In January, the monthly allowance of 65 leva (about 33 euro) for asylum-seekers in reception centres was stopped. The BHC filed a complaint, arguing that the removal of the allowance violated national legislation.
NGOs documented allegations of summary push-backs of refugees and migrants by Bulgarian police at the border with Turkey.
In March, two Iraqi Yazidis died of hypothermia on the Turkish side of the border, after allegedly being severely beaten by Bulgarian police. The authorities denied the allegations, and the Ministry of Interior’s investigation into the case was discontinued as the authorities said they were unable to establish the location of the incident. No other investigation into cases of push-backs was pending at the end of the year, AI said.
Amnesty International’s report said that in spite of the constitutional right to housing, housing legislation in Bulgaria does not explicitly prohibit forced evictions, nor does it establish safeguards in line with international human rights standards.
Authorities continued to forcibly evict Romani communities from informal settlements. Some were relocated to inadequate housing, while others were rendered homeless.
In May-June, following anti-Roma demonstrations, local and national authorities announced a plan to demolish Romani houses in the Kremikovtzi settlement in the village of Gurmen and the Orlandovtsi neighbourhood in Sofia.
Between June and September, 14 households were demolished in Gurmen. In July, following a request by NGOs for interim measures, the European Court of Human Rights advised the Bulgarian government not to proceed with the evictions unless adequate alternative housing was provided.
However, following the demolitions, around 60 Roma, including elderly people, at least one pregnant woman and two disabled children, were left homeless.
There was no genuine consultation to identify alternatives to planned evictions and adequate resettlement options, AI said. In September, the UN High Commissioner for Human Rights urged Bulgaria to halt such human rights violations, said the report, which went on to list a number of other cases of forced evictions of Roma people.
On the issue of hate crime, the Amnesty International report noted that in June, the Council of Europe Commissioner for Human Rights had raised concerns over the high levels of racism and intolerance against several groups including refugees, asylum-seekers and migrants, who remained particularly vulnerable to violence and harassment, AI said.
Amnesty International said that hate crimes against Roma, Muslims, Jews and other ethnic and religious minorities continued to be largely prosecuted as acts motivated by “hooliganism”, rather than under the criminal law provisions specifically enacted for “racist and xenophobic hate crimes”.

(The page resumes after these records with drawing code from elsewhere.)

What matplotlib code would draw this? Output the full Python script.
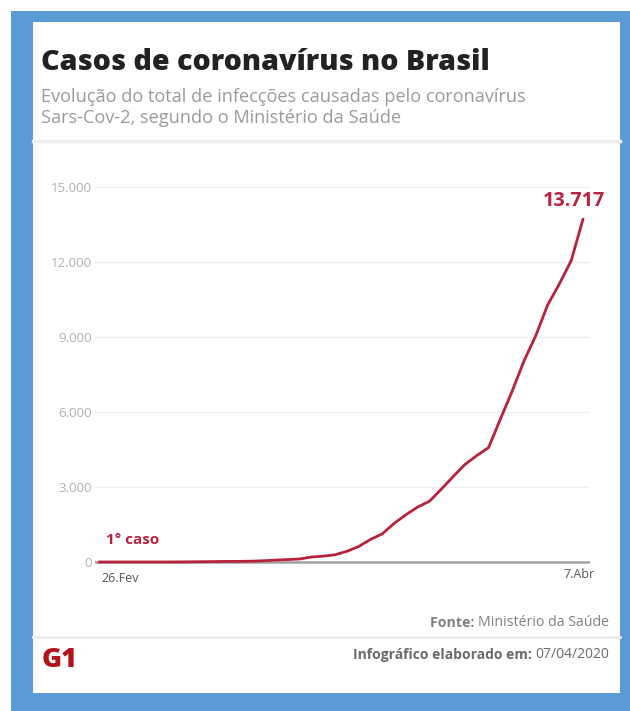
import matplotlib
matplotlib.use("Agg")
import matplotlib.pyplot as plt
from matplotlib.patches import Rectangle
from matplotlib.lines import Line2D

# Data: cumulative confirmed cases, 26 Feb .. 7 Apr 2020
dates = ["26.Fev", "27.Fev", "28.Fev", "29.Fev", "1.Mar", "2.Mar", "3.Mar", "4.Mar",
         "5.Mar", "6.Mar", "7.Mar", "8.Mar", "9.Mar", "10.Mar", "11.Mar", "12.Mar",
         "13.Mar", "14.Mar", "15.Mar", "16.Mar", "17.Mar", "18.Mar", "19.Mar", "20.Mar",
         "21.Mar", "22.Mar", "23.Mar", "24.Mar", "25.Mar", "26.Mar", "27.Mar", "28.Mar",
         "29.Mar", "30.Mar", "31.Mar", "1.Abr", "2.Abr", "3.Abr", "4.Abr", "5.Abr",
         "6.Abr", "7.Abr"]
cases = [1, 1, 1, 2, 2, 2, 2, 3, 8, 13, 19, 25, 25, 34, 52, 77, 98, 121, 200, 234,
         291, 428, 621, 904, 1128, 1546, 1891, 2201, 2433, 2915, 3417, 3904, 4256,
         4579, 5717, 6836, 8044, 9056, 10278, 11130, 12056, 13717]
yticks = [0, 3000, 6000, 9000, 12000, 15000]
ytick_labels = ["0", "3.000", "6.000", "9.000", "12.000", "15.000"]

W, H = 630, 711
fig = plt.figure(figsize=(W / 100, H / 100), dpi=100)
fig.patch.set_facecolor("white")

def fx(px):
    return px / W

def fy(py):
    return 1 - py / H

FONT = ["Open Sans", "DejaVu Sans"]
RED = "#b8223c"

# Blue frame and white panel
fig.add_artist(Rectangle((fx(11), fy(711)), fx(619), 700 / H, transform=fig.transFigure,
                         facecolor="#5b9bd5", edgecolor="none", zorder=0))
fig.add_artist(Rectangle((fx(33), fy(693)), fx(587), 671 / H, transform=fig.transFigure,
                         facecolor="white", edgecolor="none", zorder=0.5))

# Separators
fig.add_artist(Line2D([fx(33), fx(620)], [fy(141), fy(141)], transform=fig.transFigure,
                      color="#eeeeee", lw=2.5, zorder=1))
fig.add_artist(Line2D([fx(33), fx(620)], [fy(637), fy(637)], transform=fig.transFigure,
                      color="#eeeeee", lw=2, zorder=1))

# Title and subtitle
fig.text(fx(41), fy(62), "Casos de coronavírus no Brasil", family=FONT, fontweight="heavy",
         fontsize=20.6, color="#222222", va="center", ha="left", zorder=3)
fig.text(fx(41), fy(97), "Evolução do total de infecções causadas pelo coronavírus",
         family=FONT, fontsize=13.1, color="#9a9a9a", va="center", ha="left", zorder=3)
fig.text(fx(41), fy(118), "Sars-Cov-2, segundo o Ministério da Saúde",
         family=FONT, fontsize=13.1, color="#9a9a9a", va="center", ha="left", zorder=3)

# Axes
ax = fig.add_axes([fx(95), fy(565), fx(495), (565 - 185) / H])
ax.set_zorder(2)
ax.set_facecolor("none")
x = list(range(len(dates)))
ax.plot(x, cases, color=RED, lw=2.0, solid_capstyle="round", zorder=3)
ax.set_xlim(-0.34, 41.59)
ax.set_ylim(-120, 15080)
ax.set_yticks(yticks)
ax.set_yticklabels(ytick_labels, family=FONT, fontsize=9.5, color="#b0b0b0")
ax.tick_params(axis="y", length=0, pad=2)
ax.set_xticks([])
for s in ax.spines.values():
    s.set_visible(False)
for v in yticks[1:]:
    ax.axhline(v, color="#efefef", lw=1, zorder=1)
ax.axhline(0, color="#a0a0a0", lw=1.8, zorder=2)

# Annotations
ax.annotate("13.717", xy=(x[-1], cases[-1]), xytext=(22, 18), textcoords="offset pixels",
            family=FONT, fontweight="bold", fontsize=14.3, color=RED,
            ha="right", va="center", annotation_clip=False)
ax.annotate("1° caso", xy=(x[0], cases[0]), xytext=(7, 22), textcoords="offset pixels",
            family=FONT, fontweight="bold", fontsize=11, color=RED,
            ha="left", va="center", annotation_clip=False)
ax.annotate(dates[0], xy=(x[0], 0), xytext=(2, -16), textcoords="offset pixels",
            family=FONT, fontsize=9, color="#555555", ha="left", va="center",
            annotation_clip=False)
ax.annotate(dates[-1], xy=(x[-1], 0), xytext=(12, -13), textcoords="offset pixels",
            family=FONT, fontsize=9, color="#555555", ha="right", va="center",
            annotation_clip=False)

# Footer
fig.canvas.draw()
renderer = fig.canvas.get_renderer()

def two_part(xr, yc, bold, normal, size, color):
    t = fig.text(fx(xr), fy(yc), normal, family=FONT, fontsize=size, color=color,
                 ha="right", va="center", zorder=3)
    w = t.get_window_extent(renderer).width
    fig.text(fx(xr - w), fy(yc), bold, family=FONT, fontsize=size, color=color,
             fontweight="bold", ha="right", va="center", zorder=3)

two_part(609, 623, "Fonte: ", "Ministério da Saúde", 10.2, "#808080")
two_part(609, 655, "Infográfico elaborado em: ", "07/04/2020", 10, "#6a6a6a")
fig.text(fx(42), fy(660), "G1", family=FONT, fontweight="heavy", fontsize=19.5,
         color="#b5121b", ha="left", va="center", zorder=3)

fig.savefig("out.png", dpi=100, facecolor="white")
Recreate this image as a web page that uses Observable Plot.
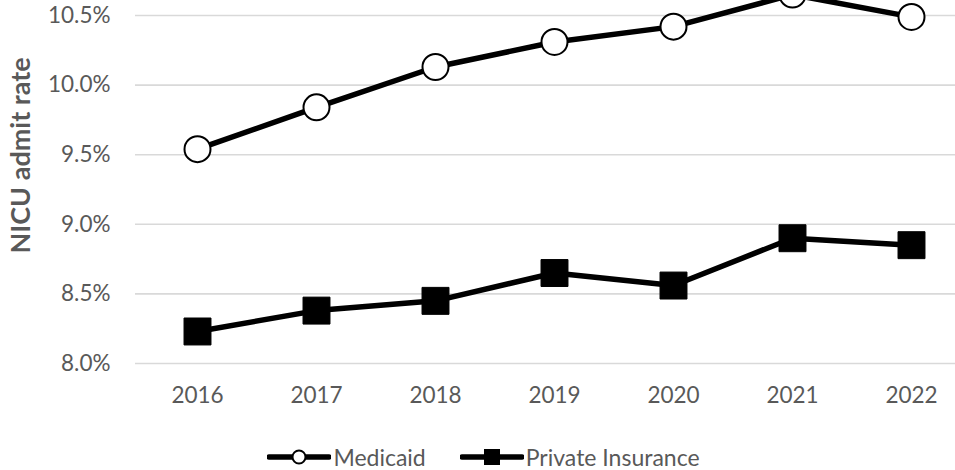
<!DOCTYPE html>
<html>
<head>
<meta charset="utf-8">
<script src="https://cdn.jsdelivr.net/npm/d3@7"></script>
<script src="https://cdn.jsdelivr.net/npm/@observablehq/plot@0.6"></script>
<style>
  html, body { margin: 0; padding: 0; background: #fff; }
  #chart { width: 955px; height: 470px; overflow: hidden; font-family: Lato, "Liberation Sans", sans-serif; }
  .legend { display: flex; justify-content: center; align-items: center; gap: 34px; height: 24px; padding-top: 25px; box-sizing: content-box; color: #595959; font-size: 23px; line-height: 1; margin-left: 12px; }
  .legend span.item { display: flex; align-items: center; gap: 2px; }
</style>
</head>
<body>
<div id="chart"></div>
<script>
const years = [2016, 2017, 2018, 2019, 2020, 2021, 2022];
const medicaid = [9.54, 9.84, 10.13, 10.31, 10.42, 10.65, 10.49];
const privateIns = [8.23, 8.38, 8.45, 8.65, 8.56, 8.90, 8.85];
const yTicks = [8.0, 8.5, 9.0, 9.5, 10.0, 10.5];
const seriesNames = ["Medicaid", "Private Insurance"];
const yTitle = "NICU admit rate";

const med = years.map((y, i) => ({year: y, value: medicaid[i], series: seriesNames[0]}));
const pri = years.map((y, i) => ({year: y, value: privateIns[i], series: seriesNames[1]}));

const grey = "#595959";

const plot = Plot.plot({
  width: 955,
  height: 420,
  marginLeft: 135,
  marginRight: 0,
  marginTop: 15,
  marginBottom: 57,
  style: {fontFamily: "Lato, 'Liberation Sans', sans-serif", fontSize: "22.5px", color: grey, background: "#fff"},
  x: {type: "point", domain: years, range: [194, 913.5], padding: 0, label: null},
  y: {domain: [8.0, 10.5], label: null},
  marks: [
    Plot.ruleY(yTicks, {stroke: "#d9d9d9", strokeWidth: 1.6}),
    Plot.axisY({ticks: yTicks, tickSize: 0, tickPadding: 25, tickFormat: d => d.toFixed(1) + "%", label: null, fill: grey}),
    Plot.axisX({tickSize: 0, tickPadding: 24, tickFormat: d => String(d), label: null, fill: grey}),
    Plot.text([yTitle], {frameAnchor: "left", dx: -114, dy: -34, rotate: -90, text: d => d, fontWeight: "bold", fontSize: 27, fill: grey, textAnchor: "middle"}),
    Plot.line(med, {x: "year", y: "value", stroke: "#000", strokeWidth: 5.5}),
    Plot.line(pri, {x: "year", y: "value", stroke: "#000", strokeWidth: 5.5}),
    Plot.dot(med, {x: "year", y: "value", r: 13, symbol: "circle", fill: "#fff", stroke: "#000", strokeWidth: 2}),
    Plot.dot(pri, {x: "year", y: "value", r: 15.2, symbol: "square", fill: "#000", stroke: "#000", strokeWidth: 1})
  ]
});
document.getElementById("chart").appendChild(plot);

const legend = document.createElement("div");
legend.className = "legend";
const mk = (name, sym) => {
  const item = document.createElement("span");
  item.className = "item";
  const marker = sym === "circle"
    ? `<svg width="64" height="20"><line x1="2" y1="10" x2="62" y2="10" stroke="#000" stroke-width="5.5" stroke-linecap="round"/><circle cx="32" cy="10" r="6.5" fill="#fff" stroke="#000" stroke-width="2"/></svg>`
    : `<svg width="64" height="20"><line x1="2" y1="10" x2="62" y2="10" stroke="#000" stroke-width="5.5" stroke-linecap="round"/><rect x="24" y="2" width="16" height="16" fill="#000"/></svg>`;
  item.innerHTML = marker + `<span>${name}</span>`;
  return item;
};
legend.appendChild(mk(seriesNames[0], "circle"));
legend.appendChild(mk(seriesNames[1], "square"));
document.getElementById("chart").appendChild(legend);
</script>
</body>
</html>
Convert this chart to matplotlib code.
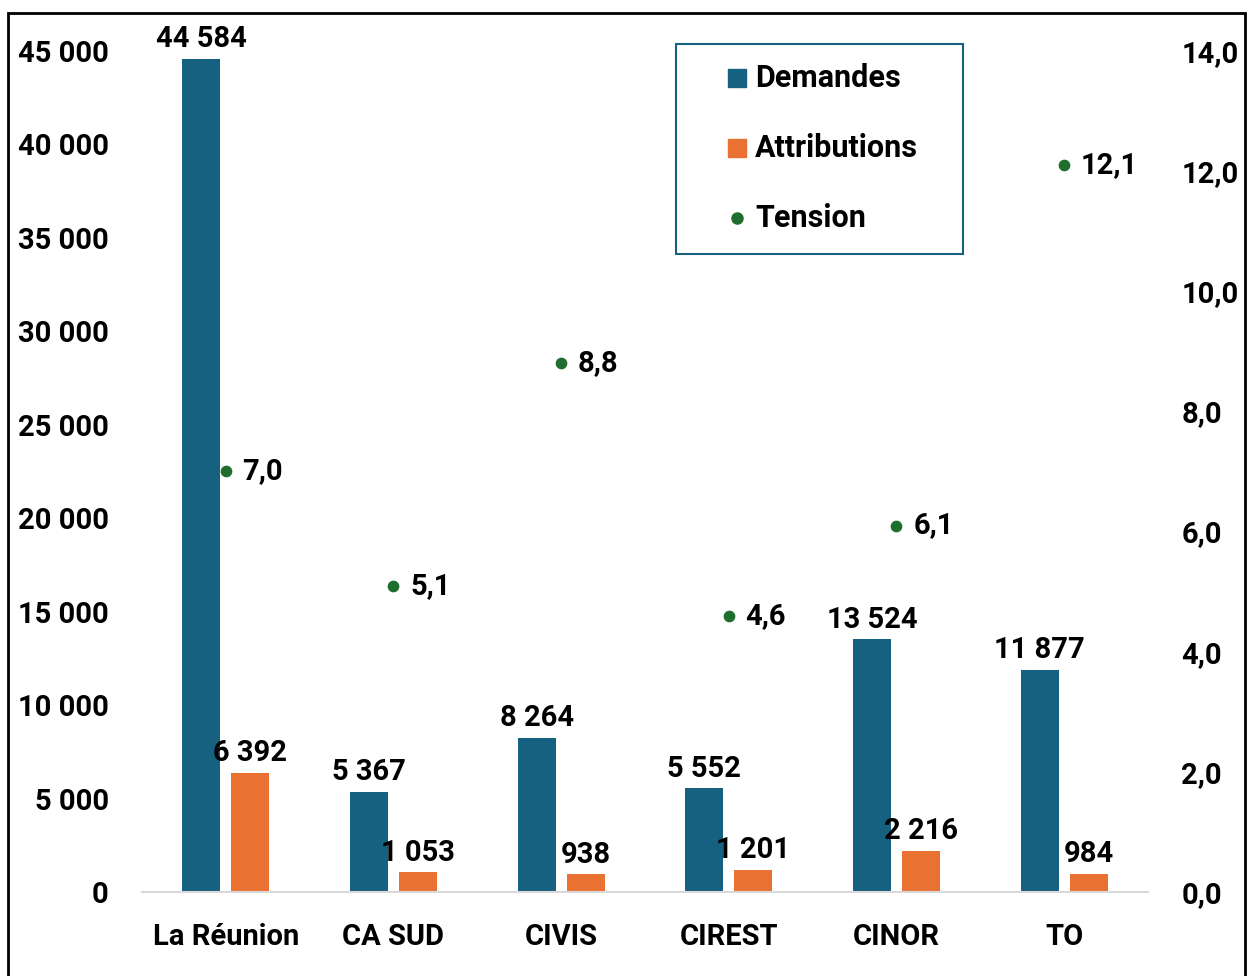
import matplotlib
matplotlib.use("Agg")
import matplotlib.pyplot as plt
from matplotlib.patches import Rectangle
from matplotlib.lines import Line2D
from matplotlib.ticker import FuncFormatter
import numpy as np

categories = ["La Réunion", "CA SUD", "CIVIS", "CIREST", "CINOR", "TO"]
demandes = [44584, 5367, 8264, 5552, 13524, 11877]
attributions = [6392, 1053, 938, 1201, 2216, 984]
tension = [7.0, 5.1, 8.8, 4.6, 6.1, 12.1]
legend_labels = ["Demandes", "Attributions", "Tension"]

BLUE = "#166080"
ORANGE = "#e97132"
GREEN = "#1e6e2e"

plt.rcParams['font.family'] = ['Roboto', 'DejaVu Sans']
plt.rcParams['font.weight'] = 'bold'
FS = 21

W, H = 1249, 976
fig = plt.figure(figsize=(W/100, H/100), dpi=100)
ax = fig.add_axes([142/W, 1-892/H, (1148-142)/W, (892-51)/H])
ax2 = ax.twinx()

x = np.arange(len(categories))
w = 0.227
off = 0.146
b1 = ax.bar(x - off, demandes, w, color=BLUE, zorder=2)
b2 = ax.bar(x + off, attributions, w, color=ORANGE, zorder=2)

def fmt_thousands(v):
    return f"{int(round(v)):,}".replace(",", " ")

for rect, v in zip(b1, demandes):
    ax.annotate(fmt_thousands(v), (rect.get_x() + rect.get_width()/2, v),
                xytext=(0, 4), textcoords="offset points", ha="center", va="bottom",
                fontsize=FS, fontweight="bold")
for rect, v in zip(b2, attributions):
    ax.annotate(fmt_thousands(v), (rect.get_x() + rect.get_width()/2, v),
                xytext=(0, 4), textcoords="offset points", ha="center", va="bottom",
                fontsize=FS, fontweight="bold")

ax.set_xlim(-0.5, len(categories) - 0.5)
ax.set_ylim(0, 45000)
ax.set_yticks(np.arange(0, 45001, 5000))
ax.yaxis.set_major_formatter(FuncFormatter(lambda v, p: fmt_thousands(v)))
ax.set_xticks(x)
ax.set_xticklabels(categories, fontsize=FS, fontweight="bold")
ax.tick_params(axis="x", length=0, pad=22)
ax.tick_params(axis="y", length=0, labelsize=FS, pad=24)
for s in ["top", "right", "left"]:
    ax.spines[s].set_visible(False)
ax.spines["bottom"].set_color("#d9d9d9")
ax.spines["bottom"].set_linewidth(1.5)

ax2.scatter(x, tension, s=55, color=GREEN, zorder=3)
for xi, t in zip(x, tension):
    ax2.annotate(f"{t:.1f}".replace(".", ","), (xi, t), xytext=(12, 0),
                 textcoords="offset points", ha="left", va="center",
                 fontsize=FS, fontweight="bold")
ax2.set_ylim(0, 14)
ax2.set_yticks(np.arange(0, 14.01, 2))
ax2.yaxis.set_major_formatter(FuncFormatter(lambda v, p: f"{v:.1f}".replace(".", ",")))
ax2.tick_params(axis="y", length=0, labelsize=FS, pad=24)
for s in ["top", "right", "left", "bottom"]:
    ax2.spines[s].set_visible(False)

# Legend box (drawn manually in figure pixel coordinates)
def fx(px):
    return px / W
def fy(py):
    return 1 - py / H

fig.add_artist(Rectangle((fx(676), fy(254)), fx(963) - fx(676), fy(44) - fy(254),
                         transform=fig.transFigure, fill=True, facecolor="white",
                         edgecolor=BLUE, linewidth=1.5, zorder=5))
styles = [("s", 13, BLUE), ("s", 13, ORANGE), ("o", 8, GREEN)]
rows = [78, 148, 218]
for (m, ms, c), lab, ry in zip(styles, legend_labels, rows):
    fig.add_artist(Line2D([fx(737)], [fy(ry)], marker=m, markersize=ms, color=c,
                          linestyle="none", transform=fig.transFigure, zorder=6))
    fig.text(fx(755), fy(ry), lab, ha="left", va="center", fontsize=FS + 1,
             fontweight="bold", zorder=6)

fig.add_artist(Rectangle((8/W, -0.05), (1245-8)/W, 1.05 - 13/H,
                         transform=fig.transFigure, fill=False,
                         edgecolor="black", linewidth=2))

fig.savefig("out.png", dpi=100)
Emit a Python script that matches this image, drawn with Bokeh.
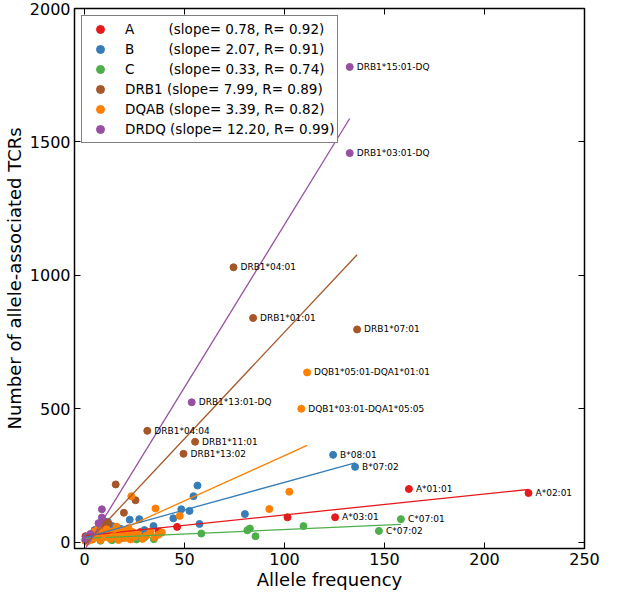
from bokeh.plotting import figure
from bokeh.models import ColumnDataSource, Legend, LegendItem, LinearAxis, FixedTicker, Range1d
from bokeh.embed import file_html
from bokeh.resources import INLINE
from bokeh.core.properties import value

FONT = "DejaVu Sans"

groups = ["A", "B", "C", "DRB1", "DQAB", "DRDQ"]
colors = ["#e41a1c", "#377eb8", "#4daf4a", "#a65628", "#ff7f00", "#984ea3"]
slopes = [0.78, 2.07, 0.33, 7.99, 3.39, 12.20]
r_values = [0.92, 0.91, 0.74, 0.89, 0.82, 0.99]
intercepts = [24, 17, 14, -12, -15, -30]

# points (labelled points are the last ones of each group)
A_x = [0.5, 8, 14, 20, 28, 37, 46.3, 101.5, 125.3, 162.2, 222.0]
A_y = [22, 32, 40, 35, 38, 40, 57, 93, 93, 199, 184]
A_names = ["A*03:01", "A*01:01", "A*02:01"]

B_x = [1, 5, 10.5, 11.6, 14, 18, 22.6, 27.4, 30, 34.5, 44.4, 48.4, 52.5, 54.5, 56.5, 57.5, 80.2, 124.3, 135.3]
B_y = [20, 45, 71, 76, 60, 50, 84, 86, 45, 60, 89, 123, 117, 172, 212, 68, 105, 327, 282]
B_names = ["B*08:01", "B*07:02"]

C_x = [0.5, 4, 8, 13.7, 18, 21.8, 26, 30, 34.7, 58.4, 81.4, 82.7, 85.5, 109.5, 147.2, 158.2]
C_y = [10, 15, 5, 7, 14, 25, 10, 18, 11, 32, 44, 51, 22, 60, 42, 86]
C_names = ["C*07:02", "C*07:01"]

DRB1_x = [0.5, 3, 6, 9, 10, 12, 15.6, 19.7, 25.5, 31.4, 55.3, 49.5, 74.5, 84.3, 136.3]
DRB1_y = [5, 20, 45, 60, 75, 70, 216, 110, 157, 417, 376, 331, 1030, 840, 797]
DRB1_names = ["DRB1*04:04", "DRB1*11:01", "DRB1*13:02", "DRB1*04:01", "DRB1*01:01", "DRB1*07:01"]

DQAB_x = [0.5, 2, 3, 4, 5, 6, 7, 8, 9, 10, 11, 12, 13, 14, 15, 16, 17, 18, 19, 20, 21, 22,
          23, 24, 25, 27, 29, 31, 33, 35, 37, 38.7, 23.4, 35.5, 47.6, 92.4, 102.4, 108.4, 111.3]
DQAB_y = [5, 15, 30, 10, 40, 22, 55, 8, 35, 18, 48, 28, 12, 40, 22, 58, 8, 32, 45, 15, 28, 52,
          10, 38, 20, 30, 12, 25, 40, 18, 28, 36, 172, 126, 98, 124, 189, 500, 636]
DQAB_names = ["DQB1*03:01-DQA1*05:05", "DQB1*05:01-DQA1*01:01"]

DRDQ_x = [0.5, 3, 7, 8.7, 8.7, 53.6, 132.6, 132.6]
DRDQ_y = [10, 30, 71, 92, 123, 524, 1458, 1781]
DRDQ_names = ["DRB1*13:01-DQ", "DRB1*03:01-DQ", "DRB1*15:01-DQ"]

x_ticks = [0, 50, 100, 150, 200, 250]
y_ticks = [0, 500, 1000, 1500, 2000]

data_x = [A_x, B_x, C_x, DRB1_x, DQAB_x, DRDQ_x]
data_y = [A_y, B_y, C_y, DRB1_y, DQAB_y, DRDQ_y]
data_names = [A_names, B_names, C_names, DRB1_names, DQAB_names, DRDQ_names]

p = figure(width=601, height=592, x_range=Range1d(-5, 250), y_range=Range1d(-24, 2000),
           output_backend="svg", toolbar_location=None,
           min_border_top=8, min_border_right=17, min_border_bottom=0, min_border_left=0)
p.background_fill_color = "white"
p.border_fill_color = "white"
p.xgrid.visible = False
p.ygrid.visible = False
p.outline_line_color = "black"
p.outline_line_width = 1.5

for ax, ticks in ((p.xaxis[0], x_ticks), (p.yaxis[0], y_ticks)):
    ax.ticker = FixedTicker(ticks=ticks)
    ax.axis_line_color = None
    ax.major_tick_in = 6
    ax.major_tick_out = 0
    ax.minor_tick_line_color = None
    ax.major_tick_line_color = "black"
    ax.major_label_text_font = FONT
    ax.major_label_text_font_size = "16px"
    ax.major_label_text_color = "black"
    ax.axis_label_text_font = FONT
    ax.axis_label_text_font_size = "18px"
    ax.axis_label_text_font_style = "normal"
    ax.axis_label_text_color = "black"

p.xaxis[0].axis_label = "Allele frequency"
p.yaxis[0].axis_label = "Number of allele-associated TCRs"
p.xaxis[0].major_label_standoff = 4
p.xaxis[0].axis_label_standoff = 1
p.yaxis[0].major_label_standoff = 4
p.yaxis[0].axis_label_standoff = 2

for loc, ticks in (("above", x_ticks), ("right", y_ticks)):
    ax = LinearAxis(ticker=FixedTicker(ticks=ticks), axis_line_color=None,
                    major_tick_in=6, major_tick_out=0, minor_tick_line_color=None,
                    major_label_overrides={t: "" for t in ticks}, major_label_standoff=0)
    p.add_layout(ax, loc)

scatter_renderers = []
for xs, ys, c in zip(data_x, data_y, colors):
    r = p.scatter(x=xs, y=ys, size=7, marker="circle", fill_color=c, line_color=c)
    scatter_renderers.append(r)

for xs, c, s, b in zip(data_x, colors, slopes, intercepts):
    lx = [min(xs), max(xs)]
    ly = [s * v + b for v in lx]
    p.line(x=lx, y=ly, line_color=c, line_width=1.3)

ann_x, ann_y, ann_t = [], [], []
for xs, ys, names in zip(data_x, data_y, data_names):
    n = len(names)
    ann_x += xs[-n:]
    ann_y += ys[-n:]
    ann_t += names
p.text(x=ann_x, y=ann_y, text=ann_t, x_offset=7, y_offset=0, text_font=value(FONT),
       text_font_size="9px", text_baseline="alphabetic", text_align="left", text_color="black")

items = []
for g, s, rv, r in zip(groups, slopes, r_values, scatter_renderers):
    if len(g) == 1:
        lab = g + "\u00a0" * 8 + f"(slope= {s:.2f}, R= {rv:.2f})"
    else:
        lab = g + f" (slope= {s:.2f}, R= {rv:.2f})"
    items.append(LegendItem(label=lab, renderers=[r]))

legend = Legend(items=items, location="top_left", margin=7, padding=3, spacing=0,
                label_height=20, glyph_height=20, glyph_width=30, label_standoff=10,
                label_text_font=FONT, label_text_font_size="13.5px", label_text_color="black",
                border_line_color="black", border_line_width=1.5,
                background_fill_color="white", background_fill_alpha=1.0)
p.add_layout(legend)

open("out.html", "w").write(file_html(p, INLINE))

In May, the European Court of Human Rights had found in Karahhmed v. Bulgaria that the authorities’ failure to prevent the disruption by a group of violent protesters of a Muslim Friday prayer in 2011 amounted to a violation of the right to freedom of religion or belief.
AI said that the Bulgarian government did not follow up on earlier steps to amend hate crime legislation, “which in its current state does not provide for explicit protection against hate crimes perpetrated on the basis of age, disability, gender or sexual orientation”.
In March, Bulgaria’s parliament adopted a bill which extended the scope of the protection against discrimination on grounds of sex to transgender people, although this only applied to “legal reassignment cases”, the report noted.
AI’s report also noted that national and international organisations, including the European Committee for the Prevention of Torture and the Council of Europe Commissioner for Human Rights, had criticised the juvenile justice system as inadequate and had called for a comprehensive reform.
The Commissioner for Human Rights, following a visit in February, had raised concerns over the slow pace of the deinstitutionalisation (the transfer from psychiatric institutions to community-based care) of children and adults with disabilities. He also criticised the overrepresentation of Roma children, poor children and children with disabilities in such institutions, as well as reports of physical and psychological violence by staff and among children.
Following a visit in 2014, the Committee for the Prevention of Torture called for urgent and effective actions to address longstanding concerns over the ill-treatment of people – including juveniles and women – both by police and in prison, over inter-prisoner violence, overcrowding, poor health care, low staffing levels, excessively harsh discipline segregation among prisoners and a lack of contact with the outside world, Amnesty International said.